** begin **
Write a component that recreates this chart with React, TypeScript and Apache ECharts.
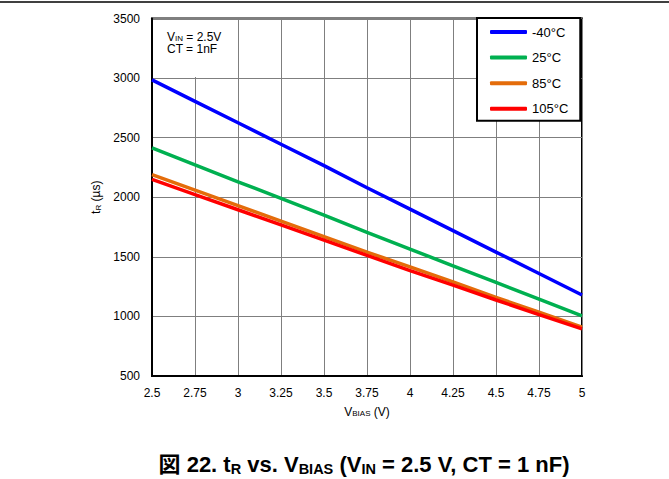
import React, { useEffect, useRef } from "react";
import * as echarts from "echarts";

const xValues = [2.5, 2.75, 3, 3.25, 3.5, 3.75, 4, 4.25, 4.5, 4.75, 5];
const seriesNames = ["-40°C", "25°C", "85°C", "105°C"];
const seriesColors = ["#0000ff", "#00b050", "#e46c0a", "#ff0000"];
const tM40 = [2985, 2805, 2625, 2445, 2265, 2080, 1900, 1720, 1540, 1360, 1180];
const t25 = [2415, 2272, 2130, 1990, 1850, 1705, 1565, 1425, 1285, 1145, 1005];
const t85 = [2190, 2060, 1930, 1800, 1670, 1540, 1415, 1290, 1160, 1035, 910];
const t105 = [2150, 2022, 1895, 1768, 1640, 1512, 1385, 1262, 1138, 1015, 895];
const allSeries = [tM40, t25, t85, t105];

const FONT = "'Liberation Sans', Arial, 'Noto Sans CJK JP', sans-serif";

export default function App() {
  const ref = useRef<HTMLDivElement>(null);
  useEffect(() => {
    if (!ref.current) return;
    const chart = echarts.init(ref.current, null, { renderer: "svg" });
    const option: any = {
      animation: false,
      backgroundColor: "#ffffff",
      textStyle: { fontFamily: FONT },
      grid: {
        left: 152,
        right: 87,
        top: 18.5,
        bottom: 103,
        show: true,
        borderColor: "#000",
        borderWidth: 2,
        containLabel: false,
      },
      xAxis: {
        type: "value",
        min: 2.5,
        max: 5,
        interval: 0.25,
        axisLine: { show: true, lineStyle: { color: "#000", width: 2 } },
        axisTick: { show: false },
        splitLine: { show: true, lineStyle: { color: "#7f7f7f", width: 1 } },
        axisLabel: { color: "#000", fontSize: 12, margin: 11, fontFamily: FONT, formatter: (v: number) => String(v) },
        name: "{m|V}{s|BIAS}{m| (V)}",
        nameLocation: "middle",
        nameGap: 29,
        nameTextStyle: {
          color: "#000",
          fontFamily: FONT,
          rich: {
            m: { fontSize: 12, color: "#000", fontFamily: FONT },
            s: { fontSize: 8, color: "#000", fontFamily: FONT, padding: [5, 0, 0, 0] },
          },
        },
      },
      yAxis: {
        type: "value",
        min: 500,
        max: 3500,
        interval: 500,
        axisLine: { show: true, lineStyle: { color: "#000", width: 2 } },
        axisTick: { show: false },
        splitLine: { show: true, lineStyle: { color: "#7f7f7f", width: 1 } },
        axisLabel: { color: "#000", fontSize: 12, margin: 12, fontFamily: FONT, formatter: (v: number) => String(v) },
        name: "{m|t}{s|R}{m| (µs)}",
        nameLocation: "middle",
        nameGap: 40,
        nameRotate: 90,
        nameTextStyle: {
          color: "#000",
          fontFamily: FONT,
          rich: {
            m: { fontSize: 12, color: "#000", fontFamily: FONT },
            s: { fontSize: 8, color: "#000", fontFamily: FONT, padding: [5, 0, 0, 0] },
          },
        },
      },
      legend: {
        show: true,
        orient: "vertical",
        left: 477,
        top: 18,
        padding: [6, 12, 4, 13],
        itemGap: 9.6,
        itemWidth: 37,
        itemHeight: 4,
        icon: "roundRect",
        backgroundColor: "#fff",
        borderColor: "#000",
        borderWidth: 2,
        borderRadius: 0,
        textStyle: { color: "#000", fontSize: 13, lineHeight: 16, fontFamily: FONT },
        data: seriesNames,
      },
      series: allSeries.map((vals, i) => ({
        name: seriesNames[i],
        type: "line",
        showSymbol: false,
        symbol: "none",
        color: seriesColors[i],
        lineStyle: { color: seriesColors[i], width: 3.5 },
        data: xValues.map((x, j) => [x, vals[j]]),
        z: 2 + i,
      })),
      graphic: [
        {
          type: "line",
          shape: { x1: 0, y1: 2, x2: 669, y2: 2 },
          style: { stroke: "#000", lineWidth: 1.5 },
        },
        {
          type: "rect",
          shape: { x: 153, y: 20, width: 78, height: 57 },
          style: { fill: "#fff" },
          z: 10,
        },
        {
          type: "text",
          x: 167,
          y: 30,
          z: 11,
          style: {
            text: "{m|V}{s|IN}{m| = 2.5V}\n{m|CT = 1nF}",
            fill: "#000",
            fontFamily: FONT,
            rich: {
              m: { fontSize: 12, fill: "#000", fontFamily: FONT, lineHeight: 12 },
              s: { fontSize: 8, fill: "#000", fontFamily: FONT, padding: [5, 0, 0, 0] },
            },
          },
        },
        {
          type: "text",
          x: 364,
          y: 464,
          style: {
            text: "{b|図 22. t}{s|R}{b| vs. V}{s|BIAS}{b| (V}{s|IN}{b| = 2.5 V, CT = 1 nF)}",
            align: "center",
            verticalAlign: "middle",
            fontFamily: FONT,
            rich: {
              b: { fontSize: 22, fontWeight: "bold", fill: "#000", fontFamily: FONT },
              s: { fontSize: 14.5, fontWeight: "bold", fill: "#000", fontFamily: FONT, padding: [9, 0, 0, 0] },
            },
          },
        },
      ],
    };
    chart.setOption(option);
    return () => chart.dispose();
  }, []);
  return (
    <div
      ref={ref}
      style={{ position: "fixed", left: 0, top: 0, width: 669, height: 479, background: "#fff" }}
    />
  );
}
** end **
Given request: Go over the data above and copy every line that has the word "React" in it.

Final result:
Write a component that recreates this chart with React, TypeScript and Apache ECharts.
import React, { useEffect, useRef } from "react";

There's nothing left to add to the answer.